Accessible interfaces use:

  • contrast-safe text/background combinations
  • color indicators supported by icons or text labels
  • clear states for focus/hover/active

This improves clarity and reduces abandonment – especially in critical flows like onboarding and checkout.

Navigation that supports different inputs

A user should be able to navigate your product using:

  • mouse
  • keyboard
  • screen reader
  • touch

If navigation fails for one method, engagement becomes limited – and drop-offs increase.

Clear interactive elements

Buttons and links should:

  • look clickable
  • have meaningful labels (not “click here”)
  • include focus states
  • be large enough to tap easily

Small targets and vague CTAs reduce usability. Usability reduces conversion.

Accessible forms

Forms are often the biggest engagement blockers.

Inclusive form design includes:

  • visible field labels (not only placeholder text)
  • helpful error messages (“what happened + how to fix”)
  • consistent validation rules
  • logical tab order
  • clear success feedback

When forms become easier, signups rise – and support tickets drop.

Accessibility Improves Key Product Metrics

Inclusive UX/UI drives measurable outcomes.

Higher conversion rates

When users can understand and complete actions more easily, funnels improve:

  • sign-ups
  • account creation
  • onboarding steps
  • purchasing flows

Accessibility reduces drop-off caused by confusion and friction.

Lower churn

If a product feels hard to use, users leave.

Inclusive design increases:

  • comfort
  • confidence
  • habit-building

Retention improves when product interaction feels effortless.

Reduced customer support load

A surprising benefit of accessibility is operational:

Clear UI reduces:

  • repeated questions
  • failed transactions
  • onboarding confusion
  • incorrect user actions

Inclusive UX/UI is often cheaper than customer support scaling.

Stronger brand trust

Brands gain trust through clarity and fairness.

When users see a product designed for more people, it signals:

  • maturity
  • professionalism
  • user respect
  • long-term thinking

And trust directly impacts engagement.

The “Accessibility Mindset” That Makes Products Better

The best accessibility improvements rarely come from checklists alone. They come from mindset.

Inclusive teams ask:

  • Can someone complete this flow without seeing the screen perfectly?
  • Is this interaction understandable without sound?
  • Can a user finish the task using only keyboard?
  • Is there a simple way to recover from errors?
  • Are we forcing users to guess what to do?

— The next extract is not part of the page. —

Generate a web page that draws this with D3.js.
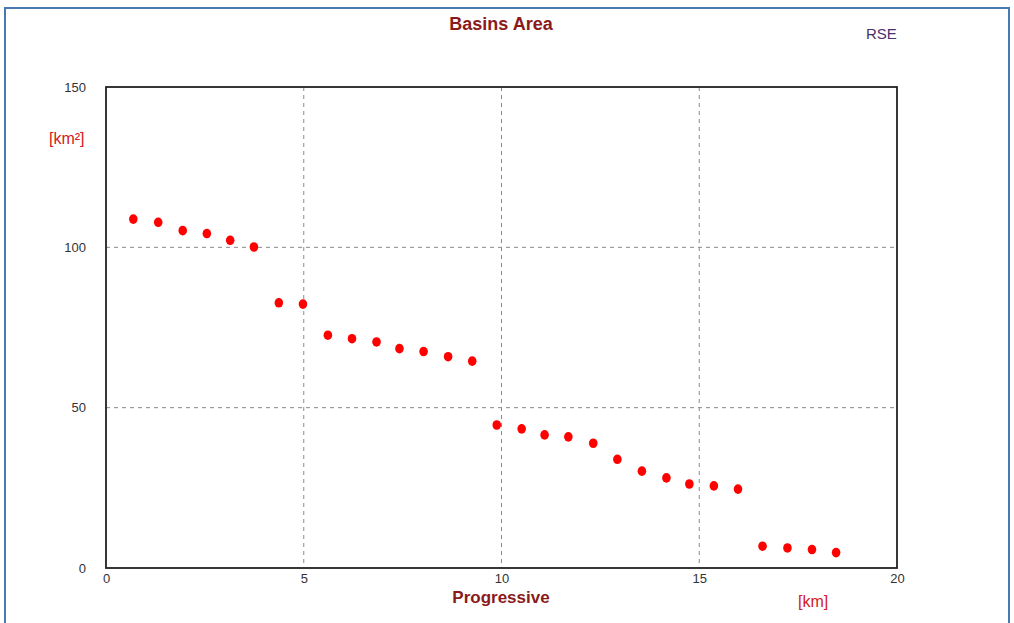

These questions improve UX quality universally – not only for edge cases.

Common Mistakes That Hurt Accessibility (And Engagement)

Accessibility is often unintentionally broken by modern design habits.

Over-reliance on color

Using only color to show:

  • errors
  • success states
  • selected navigation
    …leaves many users behind.

Tiny click areas

Minimalistic UI sometimes makes buttons small. This harms:

  • mobile usability
  • motor accessibility
  • speed of interaction

Unstructured pages

When visual hierarchy doesn’t match actual page structure, screen readers struggle. Also, users struggle – because cognitive clarity depends on structure.

Animations without control

Some users experience discomfort with motion-heavy UI. Accessibility includes:

  • reducing motion options
  • preventing auto-play distractions

Accessibility Is a Competitive Advantage

Many businesses still design for a narrow ideal user.

Inclusive UX/UI becomes a differentiator because it creates:

  • broader reach
  • better product experience
  • fewer drop-offs
  • higher engagement
  • stronger brand perception

Accessibility is not only “the right thing to do.”
It’s also one of the most practical ways to build better digital products.

Final Thought

Inclusive design is engagement design.

When accessibility is built into UX/UI from the start, businesses don’t just avoid excluding users – they actively improve the experience for everyone. And products that feel easier, clearer, and more welcoming naturally earn what every digital platform needs most:

attention, trust, and long-term user loyalty.